Someone from another country might find it strange that a U.S. holiday tradition includes a flying reindeer with a glowing red nose.To people who grew up with the tale, it’s as normal as cutting down a tree and erecting it in your living room for a month.
We’ve just always done it that way, OK? We don’t know why. Chalk it up to the magic of the season. It turns out there’s some pretty weird things going on around the world in December. Here are four very odd traditions to prove it.
1. Caga Tió: Teaching kids that if they give, they better receive.
Kids in northeastern Spain’s Catalonia don’t find treats in a sock hung by the chimney, they beat them out of a pooping log, literally. The caga tió, or “poop log,” is a small log decorated with a smiling face, stick legs, hat and blanket. In the weeks leading up to Christmas, children must care for the log by keeping it warm and giving it food and water. The better care they take of the log, the more they can expect to “receive.” On Christmas, parents secretly stuff treats under the log’s blanket but kids don’t get to lift the blanket. Tradition dictates they take turns beating the log with a stick while singing a song demanding that the log poop well. Then caga tió gets thrown in the fire. Not sure what the moral of the story is here.
2. The Caganer: Because, everyone poops.
There’s no shortage of potty humor in Catalonia at Christmas, which is why it makes perfect sense that there’s an additional figurine in nativity sets here called a caganer — who is literally squatting in the background taking a dump while everyone else is looking at baby Jesus. The caganer used to be an ordinary peasant but these days there are all kinds of caganers — cartoon characters, celebrities, sports stars and political figures like Kim Jong Un and Donald Trump. No matter who it is, they’re hovering over a turd. The caganer is never in the front of the nativity scene because that would, obviously, be disrespectful. Instead, it’s hidden, and it’s a game to find it. It’s considered bad luck to not have a caganer. Possibly, this tradition does not extend to live nativities.

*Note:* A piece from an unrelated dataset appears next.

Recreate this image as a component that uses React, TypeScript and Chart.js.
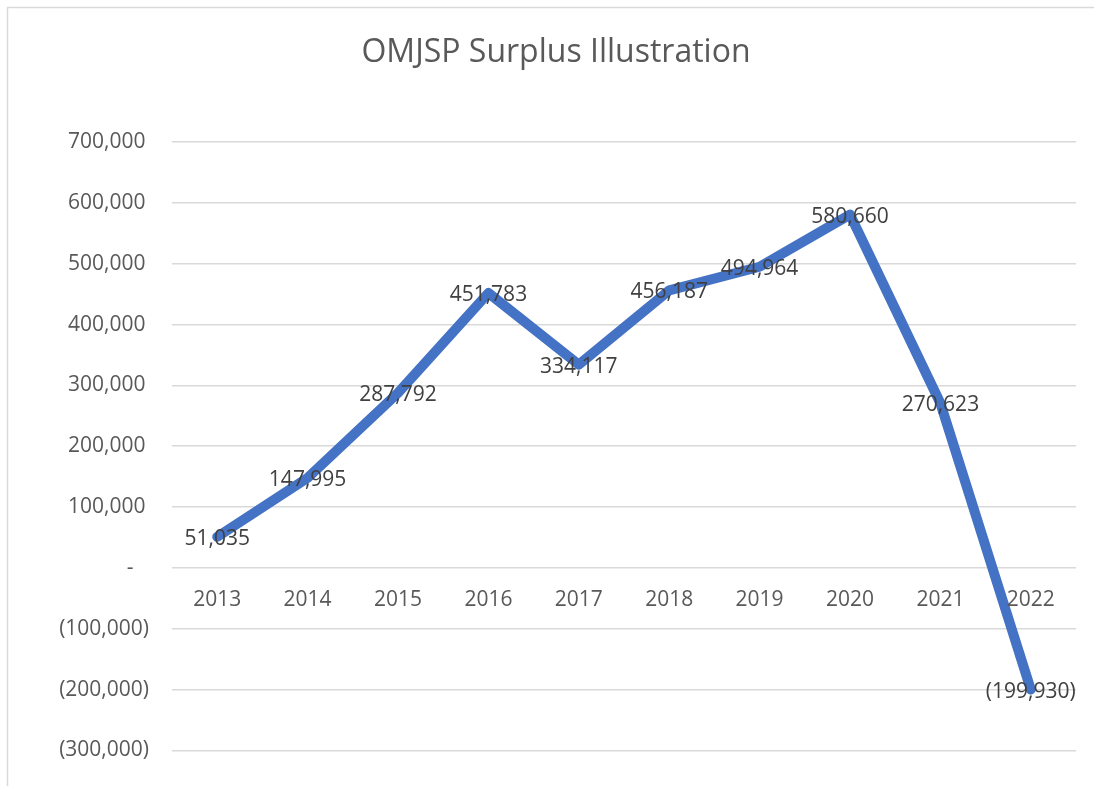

3. Krampus: He hopes you’ve been naughty.
While the legend of St. Nicholas has grown over time, the legend of Krampus has proven not as popular. Both figures appear in early December in several alpine European countries. While St. Nick carries a bag full of gifts for good little children, Krampus, best described as a hideous black-pelted man-goat, carries a bundle of birch whips and an empty basket to haul away the baddies. Where he takes them isn’t clear, but his obscenely long tongue, fangs and claws suggest you don’t want to find yourself in his lap. Krampus appears in holiday parades and at an event called Krampuslauf, a kind of fun run where people dress up like the beast and chase and scare spectators into being better people in the coming year, which could be more motivating than the threat of a lump of coal.
4. Mari Lwyd: Celebrating the season with a dead horse.
Think of Mari Lwyd as caroling with a horse skull.
In this old Welsh tradition, revelers decorate a horse skull, stick it on a pole with a white sheet and then go knocking and singing door to door. People inside answer with challenges, songs and insults. This back-and-forth goes on for awhile, but in the end Mari and company, get to come in. Food and drink are shared while Mari chases people around snapping its jaws, and everyone has a good time. Nothing says holidays like a well-dressed horse skull.